The technologies that allow tests for newborn conditions from just a few little blood spots are amazing, and improving rapidly. However, the screen itself is just one important part of the ecosystem. While the technological innovation accelerates, the needs for education and awareness remain unmet. Too many parents do not understand the importance of newborn screening, and are not prepared at all to deal with the questions and decisions that come when newborn screening identifies a problem. Many hospitals and health departments have no information available for parents who want to learn more.
Baby’s First Test provides one way for both parents and professionals to find information about newborn screening tests and conditions in a user-friendly, accessible format. As there is no such resource from the Department of Health or from area hospitals, I believe it would really help educate parents here about the importance of screening, and be a resource when parents need to learn about a specific health condition.

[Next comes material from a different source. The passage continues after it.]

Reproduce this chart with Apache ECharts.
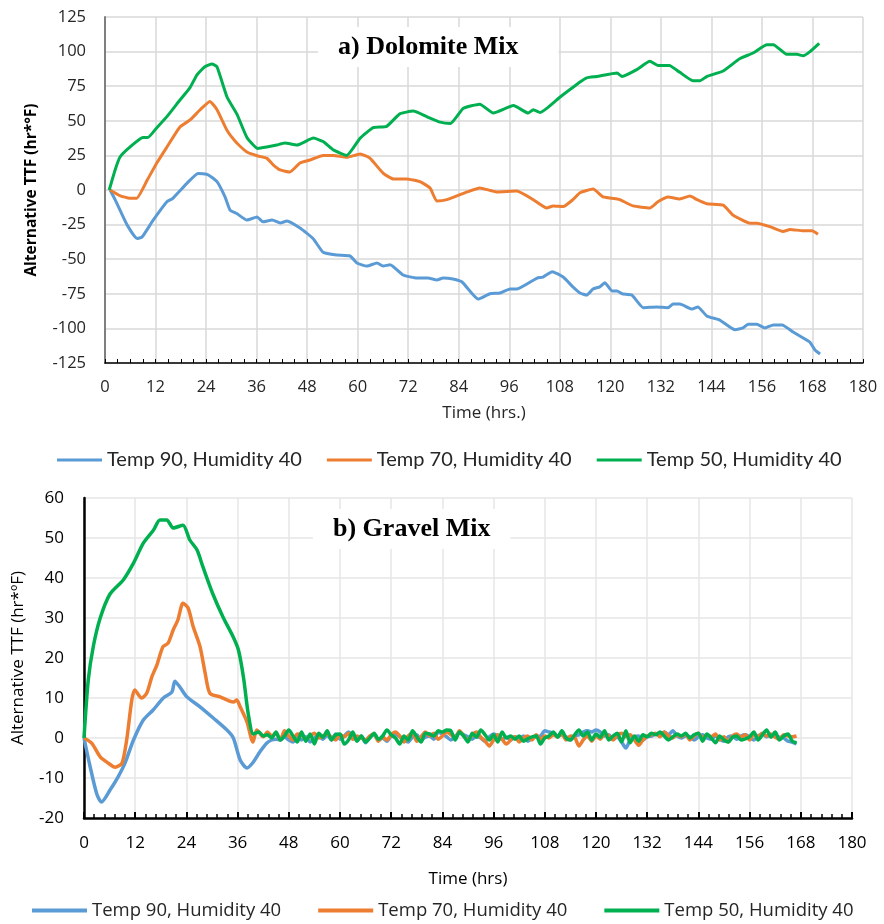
<!DOCTYPE html>
<html><head><meta charset="utf-8">
<script src="https://cdn.jsdelivr.net/npm/echarts@6/dist/echarts.min.js"></script>
<style>html,body{margin:0;padding:0;background:#fff}#c{width:884px;height:924px}</style>
</head><body><div id="c"></div>
<script>
// ---------- names / tick settings ----------
const seriesNames = ['Temp 90, Humidity 40', 'Temp 70, Humidity 40', 'Temp 50, Humidity 40'];
const seriesColors = ['#5b9bd5', '#ed7d31', '#00b050'];
const titleA = 'a) Dolomite Mix';
const titleB = 'b) Gravel Mix';

// ---------- a) Dolomite Mix ----------
const dolT90Hours = [1.2,2.4,5.2,7.6,8.8,11.4,14.7,16.1,19.5,22.1,24.5,26.6,28.5,29.7,31.3,33.7,36.1,37.5,39.7,41.6,43.2,46.3,49.4,51.8,55.1,58.2,59.8,62.2,64.6,66,67.7,70.8,74.1,76.7,78.8,80.3,82.6,84.8,88.6,91.4,93.8,96.2,97.8,102.6,104,106.2,108.8,111.1,112.8,114.4,115.9,117.5,118.7,120.4,121.6,122.8,125.1,127.8,131,133.7,134.9,136.5,139.4,140.8,142.9,146,149.6,151.5,152.7,154.8,156.7,158.7,160.8,163.4,165.8,167.4,168.6,169.8];
const dolT90Values = [0,-7,-25,-35,-34,-22,-8.5,-6,5,12,11,6,-5,-14.5,-17,-21.7,-19.5,-23,-21.7,-23.8,-22.4,-27.5,-35,-45,-47,-47.7,-52.7,-55,-52.7,-55,-54,-61.4,-63.6,-63.6,-65,-63.6,-64.3,-66.5,-78.8,-75,-74.4,-71.5,-71.5,-63.6,-62.9,-59,-62.9,-70,-74.4,-75.9,-71.5,-70,-67,-73,-73,-75,-75.9,-85,-84.5,-85,-82.4,-82.4,-86,-84.5,-91,-94,-101,-99.7,-97,-97,-99.7,-97.5,-97.5,-102.6,-107,-110,-115.6,-118.5];

const dolT70Hours = [1.2,3.5,5.9,7.5,10,12.3,14.7,17.8,20.2,22.6,24.9,26.6,29,31.3,33.7,36.3,38.4,40,41.6,43.9,46.3,48.7,51.8,54.2,57.4,60.6,62.9,66.1,68.5,71.6,74.8,77.2,78.8,81.2,86,89,93,97.8,101.7,104.9,106.4,108.8,111.1,112.8,115.9,118.3,121.6,122.3,125.4,129.4,131.3,133.7,136.5,138.9,140.6,142.9,146.8,149.1,153.2,154.8,157.9,161,162.7,165.8,167.9,169.3];
const dolT70Values = [0,-4,-6,-6,7,19.5,31,45.5,50.6,58,64,58,43,34,27.5,24.6,23,18,14.5,13,19.5,21.7,25,25,23.6,26,23,12,8,8,6,1.4,-8,-7,-1.4,1.5,-1.4,-0.7,-7,-13,-11.5,-12,-7,-2,0.7,-5,-6.5,-7,-11.5,-13,-8.5,-5,-6.5,-4.3,-7,-10,-11,-18,-24,-24,-26.5,-30,-28.5,-29.5,-29.5,-32];

const dolT50Hours = [1,2.4,3.6,5.9,9,10.2,12.3,14.7,17.8,20.2,21.8,23.7,25.4,26.6,29,31.3,33.7,36.3,38.4,40.8,42.7,45.6,49.5,51.8,54.2,57.4,60.6,63.7,66.9,70,73.2,76.4,79.6,82,85.1,89,92.2,97,100.5,101.7,103.3,108,112.8,114.4,116.8,121.6,122.8,126.3,129.4,131.3,134,136.5,139.6,141.3,142.9,146.8,150.8,153.9,157.2,158.7,161.9,164.3,165.8,167.4,169.6];
const dolT50Values = [0,14.5,24,31,38,38,45,53,65,74,83,89,91,89,67,55,38,30,31,32.5,34,32.5,37.5,35,29,25,37.5,45,46,55,57,53,49,48,59,62,55.6,61,55.6,58,56,67,78,81,82,84.5,82,87,93,90,90,85,79,79,82,86,95,99,105,105,98,98,97,100,106];

// ---------- b) Gravel Mix ----------
const grvT90Hours = [0,1.4,3,4.1,6.1,8,9.6,11.6,13.9,16.2,18.6,20.6,21.3,22.5,24.1,27.2,30.3,33.5,35,36.6,38.2,39.7,41.2,42.8,44,45,46,47,48,49,50,51,52,53,54,55,56,57,58,59,60,61,62,63,64,65,66,67,68,69,70,71,72,73,74,75,76,77,78,79,80,81,82,83,84,85,86,87,88,89,90,91,92,93,94,95,96,97,98,99,100,101,102,103,104,105,106,107,108,109,110,111,112,113,114,115,116,117,118,119,120,121,122,123,124,125,126,127,128,129,130,131,132,133,134,135,136,137,138,139,140,141,142,143,144,145,146,147,148,149,150,151,152,153,154,155,156,157,158,159,160,161,162,163,164,165,166,167];
const grvT90Values = [0,-7,-14,-16,-13,-9.7,-6.3,-0.5,4.5,7,10,11.5,14.2,12.7,10.3,7.8,5,2,0,-5.5,-7.5,-6,-3.5,-1.3,-0.5,-0.3,-0.5,0.3,-0.5,-1,0.5,-0.5,0.3,-1,0,0.5,-0.3,0.8,-0.5,1,-0.3,0.5,1.5,0.3,-0.5,0.5,-1.2,0.3,0.8,-0.5,0,-0.8,0.5,1,0.3,-0.5,-1,0.3,0.8,-0.5,0.2,0.5,-0.3,1.5,1,0.3,-0.5,0.5,1.2,0.8,0.3,-0.3,0.5,0,-0.8,0.3,1,0.5,-0.3,0.2,-0.5,0.3,-0.3,0.5,-0.8,0,0.3,0.5,1.8,1.5,1.2,0.5,0.8,0.3,-0.5,0.5,0.8,1.5,1.8,1.5,2,1.5,0.5,0.8,-0.3,0.3,-1,-2.5,-0.5,0.3,0.5,-0.5,0.3,0.5,1,0.5,1.5,0.8,1.8,0.5,0,0.5,0.3,-0.5,0.3,0.8,0,-0.3,0.5,-0.3,-0.8,0.3,0.5,-0.3,0.5,0.8,0.3,-0.5,0.5,1,0.3,0.8,0.5,0.2,0,-0.8,-1,-1.5];

const grvT70Hours = [0,1.8,3.8,5.7,7.3,8.9,10,11.2,11.9,13.5,14.7,15.9,17.1,18.5,19.7,20.9,22,23.2,24.4,25.6,27.2,28.4,29.5,31.9,35,35.8,36.6,38.2,39.6,40.5,42,43,44,45,46,47,48,49,50,51,52,53,54,55,56,57,58,59,60,61,62,63,64,65,66,67,68,69,70,71,72,73,74,75,76,77,78,79,80,81,82,83,84,85,86,87,88,89,90,91,92,93,94,95,96,97,98,99,100,101,102,103,104,105,106,107,108,109,110,111,112,113,114,115,116,117,118,119,120,121,122,123,124,125,126,127,128,129,130,131,132,133,134,135,136,137,138,139,140,141,142,143,144,145,146,147,148,149,150,151,152,153,154,155,156,157,158,159,160,161,162,163,164,165,166,167];
const grvT70Values = [0,-1.3,-4.7,-6.3,-7.3,-6.3,-0.5,9.5,12,10,11.2,15.3,18.3,22.8,23.7,27,29.5,33.7,32.5,27.8,22.8,16.2,11.2,10.3,9,9.5,7.8,4,-1,2,0.3,1.5,0.5,1.2,-0.5,1.8,0.5,-0.5,1,0.8,-0.3,0.5,1.2,0,0.5,1,0.2,-0.5,0.8,0.3,1.2,-0.3,0.5,0,-0.5,0.5,1,-0.8,0.3,-0.5,0.8,1.5,0.5,-1,0.5,1.2,-0.8,0.3,1.5,0.5,1.2,-0.3,0.5,1.5,0.8,0,1.8,0.5,-0.5,0.8,1.5,0.2,-0.8,-2,-0.5,0.8,-0.3,-1.5,-0.5,0.3,-1,0,0.5,-0.5,0.8,-0.3,0.5,0,0.8,0.3,1,-0.5,0.5,0.2,-2,-0.5,0.5,-0.8,0.5,-0.3,1,0.5,-0.5,0.8,1.2,0.3,0.8,-0.5,-1.8,-0.5,0.5,0.8,1.2,0.3,1.5,0.5,0,0.8,0.3,1,-0.5,0.5,1.2,0,0.8,0.3,1,-0.5,0.3,-1,0.5,1,0.2,0.8,-0.5,1,0.3,1.2,0.5,1,0.2,-0.3,0.8,0.5,0.3,0.5];

const grvT50Hours = [0,1,2.2,3.8,6.1,9.2,11.6,13.9,16.3,17.8,19.4,20.9,23.2,24.8,26.5,27.9,30.2,32.6,35,36.2,37.4,38.5,39.7,41,42,43,44,45,46,47,48,49,50,51,52,53,54,55,56,57,58,59,60,61,62,63,64,65,66,67,68,69,70,71,72,73,74,75,76,77,78,79,80,81,82,83,84,85,86,87,88,89,90,91,92,93,94,95,96,97,98,99,100,101,102,103,104,105,106,107,108,109,110,111,112,113,114,115,116,117,118,119,120,121,122,123,124,125,126,127,128,129,130,131,132,133,134,135,136,137,138,139,140,141,142,143,144,145,146,147,148,149,150,151,152,153,154,155,156,157,158,159,160,161,162,163,164,165,166,167];
const grvT50Values = [0,14.5,23,30,36,39.5,43.7,48.7,52,54.5,54.5,52.5,53.2,49.5,47,42.7,36,30.2,25.2,22,15,6,1,1.5,0.5,0.8,0,1.5,-0.5,0.5,2,0.5,-1,1.5,-0.8,1,-1.5,1.2,0.2,1.8,-0.5,0.8,1,-1.5,-0.5,1.5,-0.8,0.5,-1,0,1.2,-0.3,0.5,2,0.8,0,-1.5,0.5,-0.5,1.8,0.3,-1,1.2,1,0.5,1.8,1.5,2,1.8,-0.5,1.5,0.5,-1,1.2,0.2,2,0.8,-0.5,0.8,-1,1.5,0,0.5,-0.3,0.5,-0.8,-0.2,0.3,0.5,-1.5,0,0.5,1.5,0.2,1.8,0,-0.5,0.8,2,0.5,1.5,-0.5,1,0.2,1.8,-0.5,0.5,1.2,-1,1.8,-1.2,0.5,-0.8,0.8,0.3,1.2,0.8,1.5,0.5,-0.5,0.3,1,0.5,1.2,0,0.8,1.2,-0.8,1,0,-1.2,0.5,-0.5,-1,0.2,0.5,-0.5,-0.2,0.3,1.5,-0.5,0.8,2,0.2,1.5,-0.5,0.5,1,-0.8,-1.2];

// ---------- build ----------
const pairs = (h, v) => h.map((x, i) => [x, v[i]]);
const dolData = [pairs(dolT90Hours, dolT90Values), pairs(dolT70Hours, dolT70Values), pairs(dolT50Hours, dolT50Values)];
const grvData = [pairs(grvT90Hours, grvT90Values), pairs(grvT70Hours, grvT70Values), pairs(grvT50Hours, grvT50Values)];

const chart = echarts.init(document.getElementById('c'), null, {renderer: 'canvas'});
const series = [];
dolData.forEach((d, i) => series.push({
  name: seriesNames[i], type: 'line', xAxisIndex: 0, yAxisIndex: 0, data: d, smooth: 0.15,
  showSymbol: false, symbol: 'none', lineStyle: {width: 3, color: seriesColors[i], join: 'round'},
  itemStyle: {color: seriesColors[i]}, animation: false, z: 3
}));
grvData.forEach((d, i) => series.push({
  name: seriesNames[i], type: 'line', xAxisIndex: 1, yAxisIndex: 1, data: d, smooth: 0.25,
  showSymbol: false, symbol: 'none', lineStyle: {width: 3.5, color: seriesColors[i], join: 'round'},
  itemStyle: {color: seriesColors[i]}, animation: false, z: 3
}));

const gridCol = '#d9d9d9';
chart.setOption({
  backgroundColor: '#fff',
  animation: false,
  title: [
    {text: titleA, left: 318, top: 27, padding: [7, 40, 7, 20], backgroundColor: '#fff', z: 10,
     textStyle: {fontFamily: 'Liberation Serif', fontWeight: 'bold', fontSize: 26, color: '#000'}},
    {text: titleB, left: 313, top: 509, padding: [7, 20, 7, 20], backgroundColor: '#fff', z: 10,
     textStyle: {fontFamily: 'Liberation Serif', fontWeight: 'bold', fontSize: 26, color: '#000'}}
  ],
  legend: [
    {data: seriesNames, left: 52, top: 445, icon: 'rect', itemWidth: 45, itemHeight: 3, itemGap: 25,
     textStyle: {fontFamily: 'Lato', fontSize: 20, color: '#262626'}},
    {data: seriesNames, left: 27, top: 896, icon: 'rect', itemWidth: 55, itemHeight: 4, itemGap: 37,
     textStyle: {fontFamily: 'Open Sans', fontSize: 18.5, color: '#262626'}}
  ],
  grid: [
    {left: 105, top: 17, width: 758, height: 346, containLabel: false},
    {left: 84, top: 498, width: 768, height: 320, containLabel: false}
  ],
  xAxis: [
    {type: 'value', gridIndex: 0, min: 0, max: 180, interval: 12,
     name: 'Time (hrs.)', nameLocation: 'middle', nameGap: 42,
     nameTextStyle: {fontFamily: 'Open Sans', fontSize: 17, color: '#262626'},
     axisLine: {onZero: false, lineStyle: {color: '#000', width: 1.5}},
     axisTick: {show: true, inside: true, length: 4, lineStyle: {color: '#000', width: 1}},
     minorTick: {show: true, splitNumber: 4, length: 4, lineStyle: {color: '#000', width: 1}},
     axisLabel: {fontFamily: 'Open Sans', fontSize: 16.5, color: '#262626', margin: 16},
     splitLine: {show: true, lineStyle: {color: gridCol, width: 1.5}}},
    {type: 'value', gridIndex: 1, min: 0, max: 180, interval: 12,
     name: 'Time (hrs)', nameLocation: 'middle', nameGap: 53,
     nameTextStyle: {fontFamily: 'Open Sans', fontSize: 17, color: '#000'},
     axisLine: {onZero: false, lineStyle: {color: '#000', width: 2.5}},
     axisTick: {show: true, inside: true, length: 6, lineStyle: {color: '#000', width: 2}},
     minorTick: {show: true, splitNumber: 5, length: 4, lineStyle: {color: '#000', width: 1.5}},
     axisLabel: {fontFamily: 'Open Sans', fontSize: 17, color: '#000', margin: 17},
     splitLine: {show: true, lineStyle: {color: '#e6e6e6', width: 1.5}}}
  ],
  yAxis: [
    {type: 'value', gridIndex: 0, min: -125, max: 125, interval: 25,
     name: 'Alternative TTF (hr*°F)', nameLocation: 'middle', nameGap: 65,
     nameTextStyle: {fontFamily: 'Open Sans', fontWeight: 'bold', fontSize: 15.5, color: '#000'},
     axisLine: {show: true, onZero: false, lineStyle: {color: '#7f7f7f', width: 2}},
     axisTick: {show: false},
     axisLabel: {fontFamily: 'Open Sans', fontSize: 16.5, color: '#262626', margin: 19},
     splitLine: {show: true, lineStyle: {color: gridCol, width: 1.5}}},
    {type: 'value', gridIndex: 1, min: -20, max: 60, interval: 10,
     name: 'Alternative TTF (hr*ºF)', nameLocation: 'middle', nameGap: 57,
     nameTextStyle: {fontFamily: 'Open Sans', fontSize: 17, color: '#000'},
     axisLine: {show: true, onZero: false, lineStyle: {color: '#000', width: 2.5}},
     axisTick: {show: false},
     axisLabel: {fontFamily: 'Open Sans', fontSize: 17, color: '#000', margin: 20},
     splitLine: {show: true, lineStyle: {color: '#e6e6e6', width: 1.5}}}
  ],
  series: series
});
</script></body></html>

My day job is in international development, and I am very aware of the inequities in health care around the world. My child, born in the USA, lives a healthy, happy life because we know what his condition is, and we can get the medicine he needs. Why should that not be possible for any child born anywhere?
The fact is, in many middle- and even low-income countries, health practitioners are starting to look at how to begin building their own newborn screening ecosystems. Their information needs are enormous. It shouldn’t take them 50 years, if they can take advantage of American knowledge we’ve built up. Baby’s First Test provides a resource to help begin educating health care workers, government officials, and parents all over the world about newborn screening.
Building anything big takes a lot of different people doing their parts. The Consumer Task Force gives me a chance to do my small part in helping build newborn screening systems, not just here but around the world.